Las dos reformas que España tiene pendientes son de calado: una reforma fiscal que diseñe un sistema tributario para el siglo XXI y la del sistema de financiación autonómica. La primera, comprometida con la UE para 2023 en el marco de los fondos de recuperación Next Generation, se anticipa de dificilísima negociación ante la toma de posición reiterada por el PP. Su defensa de una rebaja indiscriminada de impuestos (sin distinguir si hay recesión o expansión, si hay déficit o superávit) se ha erigido en banderín de enganche demagógico. Es una falsa solución que no recomienda ni la OCDE ni el FMI ni ningún centro económico serio, y además es insolidaria porque debilita al mejor instrumento de protección del que dispone la inmensa mayoría de la población: unos buenos servicios públicos.
La segunda reforma pendiente desde 2014 es la financiación autonómica, donde se enmarca la propuesta sobre el impuesto sobre el patrimonio de Andalucía. El régimen actual otorga a las comunidades una capacidad normativa limitada, pueden establecer impuestos de nuevo cuño si no se superponen ni invaden los centrales y pueden modular los tipos estatales mediante recargos o bonificaciones. Imponer una exención del 100% del impuesto, como es el caso, no solo contradice el espíritu de un gravamen —que es común aunque se gestione por parcelas—, sino que representa una renuncia a unos ingresos ahora más necesarios que nunca. Aunque la capacidad recaudatoria de este impuesto es relativamente pequeña, en torno a 1.000 millones anuales en toda España, su eliminación afecta a un porcentaje muy reducido de la población, que es además el que menos angustias sufre en los malos tiempos.

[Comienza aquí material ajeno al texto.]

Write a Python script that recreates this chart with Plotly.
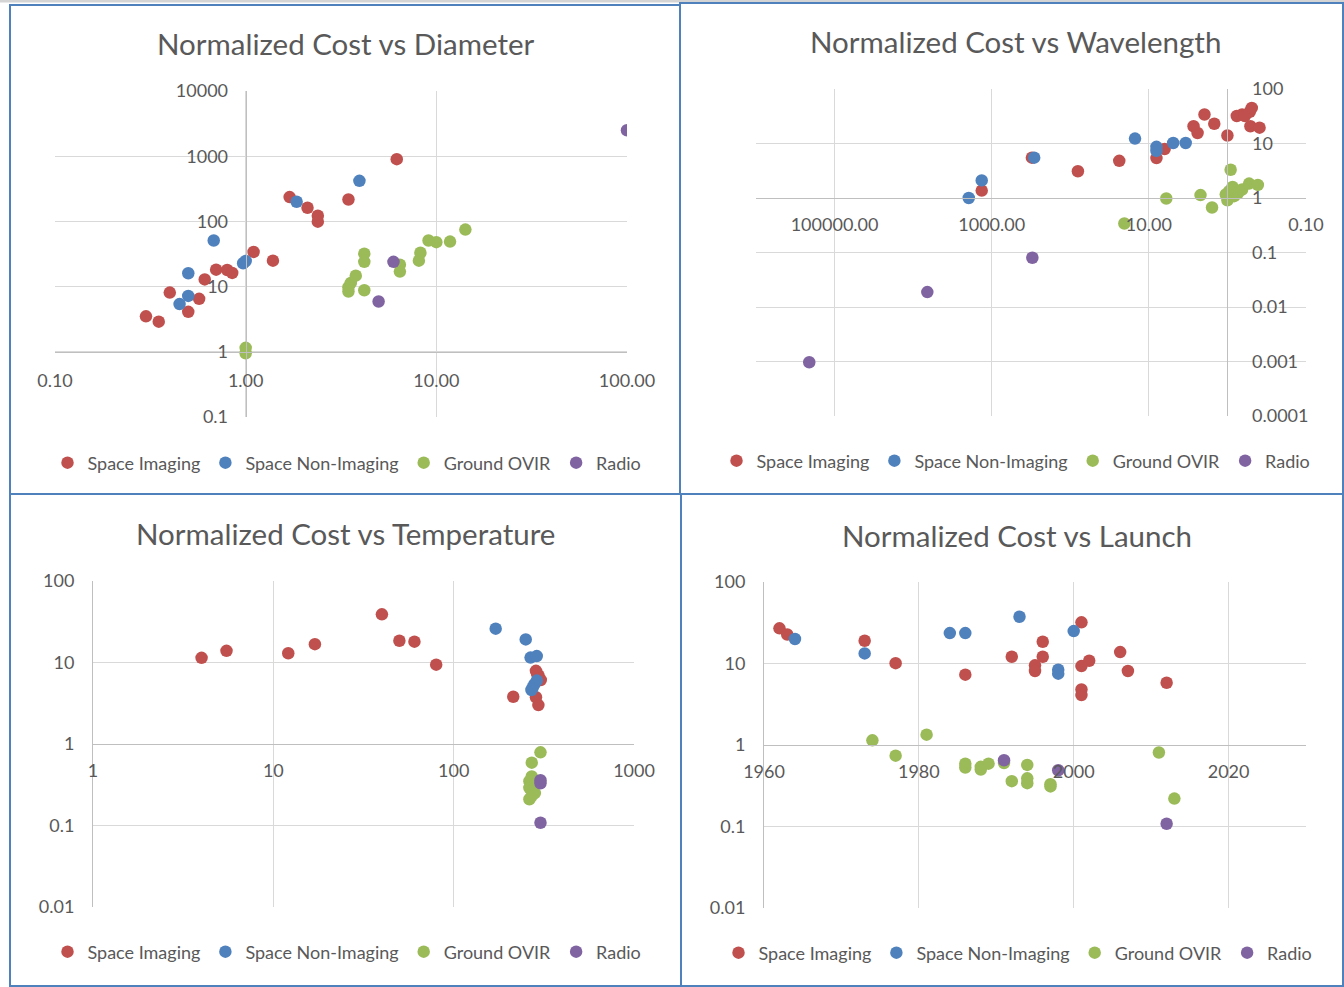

La eliminación del impuesto sobre el patrimonio choca frontalmente con un PP que ha labrado su perfil con apelaciones patrióticas a la unidad de España. ¿Contribuye a la unidad la invitación a la fuga de cerebros, capitales o empresas de unas comunidades autónomas a otras? Esta operación configura una competencia desleal o dumping fiscal, e implica asimismo una dejación de la responsabilidad exigible a todas las instancias administrativas y políticas. Renunciar a unos ingresos sin prever dónde recortar el gasto supone exigir una futura compensación a las comunidades contribuyentes netas o a la Administración General del Estado. Más disfuncional es todavía cuando la propuesta parte de una comunidad receptora neta de la caja común por la vía de la solidaridad interterritorial y abre una peligrosa vía hacia el parasitismo tributario, es decir, el escenario grotesco en el que el beneficio otorgado a los 20.000 ricos andaluces deba ser financiado con recortes sociales a los más necesitados o con un mayor esfuerzo fiscal de trabajadores y clases medias.

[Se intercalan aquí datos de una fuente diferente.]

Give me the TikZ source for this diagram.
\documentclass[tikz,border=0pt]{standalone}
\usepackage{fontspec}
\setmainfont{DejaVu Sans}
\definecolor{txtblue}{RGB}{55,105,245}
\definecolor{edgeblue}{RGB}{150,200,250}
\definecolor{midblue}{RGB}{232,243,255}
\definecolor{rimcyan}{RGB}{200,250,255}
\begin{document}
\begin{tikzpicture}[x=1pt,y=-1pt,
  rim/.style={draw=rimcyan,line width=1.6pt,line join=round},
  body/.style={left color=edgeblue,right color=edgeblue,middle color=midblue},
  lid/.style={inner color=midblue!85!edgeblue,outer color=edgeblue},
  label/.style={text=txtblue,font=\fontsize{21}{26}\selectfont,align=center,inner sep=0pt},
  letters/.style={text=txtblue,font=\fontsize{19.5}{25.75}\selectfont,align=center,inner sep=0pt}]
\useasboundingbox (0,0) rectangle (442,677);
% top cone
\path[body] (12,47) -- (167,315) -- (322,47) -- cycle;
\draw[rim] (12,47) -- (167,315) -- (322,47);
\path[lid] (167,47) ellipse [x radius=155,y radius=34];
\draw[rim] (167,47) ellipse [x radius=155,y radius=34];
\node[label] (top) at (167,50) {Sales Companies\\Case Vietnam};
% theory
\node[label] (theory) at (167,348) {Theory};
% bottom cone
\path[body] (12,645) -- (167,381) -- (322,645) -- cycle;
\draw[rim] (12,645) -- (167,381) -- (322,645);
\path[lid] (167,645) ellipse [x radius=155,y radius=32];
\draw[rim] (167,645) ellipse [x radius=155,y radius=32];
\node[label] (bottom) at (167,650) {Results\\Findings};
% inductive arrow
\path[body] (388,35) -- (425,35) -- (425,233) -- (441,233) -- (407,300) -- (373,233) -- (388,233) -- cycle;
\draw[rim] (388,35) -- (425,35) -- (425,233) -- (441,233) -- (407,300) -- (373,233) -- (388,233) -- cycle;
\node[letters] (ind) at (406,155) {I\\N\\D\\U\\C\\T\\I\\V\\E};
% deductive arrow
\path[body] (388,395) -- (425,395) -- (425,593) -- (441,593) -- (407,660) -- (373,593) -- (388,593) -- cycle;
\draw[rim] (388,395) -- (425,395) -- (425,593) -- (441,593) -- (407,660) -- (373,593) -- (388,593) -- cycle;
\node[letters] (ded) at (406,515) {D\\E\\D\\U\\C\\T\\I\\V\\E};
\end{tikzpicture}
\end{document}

La inequidad de la medida es flagrante pero va acompañada de algo peor: una renuncia parcial al IRPF que revela la cara ideológica de la medida. No persigue evitar posibles concomitancias entre dos figuras impositivas para evitar una doble imposición, sino que apunta a una rebaja generalizada de impuestos, como ha propuesto de forma mal argumentada e inconsistente el PP nacional. Invocar las rebajas de impuestos que ha decidido Alemania es una coartada tramposa: Berlín reduce tipos a las rentas más bajas pero los incrementa a los tramos superiores.
Cualquier estrategia desfiscalizadora es hoy contraria a la más elemental cordura ante la necesidad de afrontar la factura de la guerra en Ucrania y la lucha diaria contra la inflación. Contradice también el impulso a nuevos impuestos que está desplegando la Unión Europea y menosprecia el aumento de la desigualdad social (más de un 6% en España desde la Gran Recesión de 2008). La clave de un sistema fiscal es no arruinar su carácter redistributivo y afianzarlo ante las asechanzas de una coyuntura incierta: unos países lo hacen con un impuesto específico global al patrimonio, como España, Suiza o Noruega; otros gravan la riqueza con impuestos específicos a la posesión de viviendas (como en Francia), o con figuras transversales (como el IRPF).
En un contexto de grave incertidumbre, no hay nada peor que colocar el debate fiscal en una batalla política con tintes electorales. El Gobierno central tiene que explicar todavía los detalles de su reacción a la irresponsable ofensiva popular. Crear un nuevo impuesto que reemplace al de patrimonio puede ser inexcusable ante la evidencia de que la vía de su reforma se ha ido cegando a medida que se vaciaba de contenido en los gobiernos autonómicos, primero en Madrid y ahora en Andalucía. Pero es importante que el diseño del nuevo tributo a las grandes fortunas evite la doble imposición en los territorios que mantienen el impuesto sobre el patrimonio, no añada complejidad al modelo y profundice en el carácter redistributivo del sistema fiscal. Los impuestos que pagamos determinan directamente la calidad de los servicios que recibimos. Excluir a los más ricos de sus obligaciones fiscales empobrece al Estado de bienestar y debilita la confianza en la capacidad de la democracia para proteger la equidad social.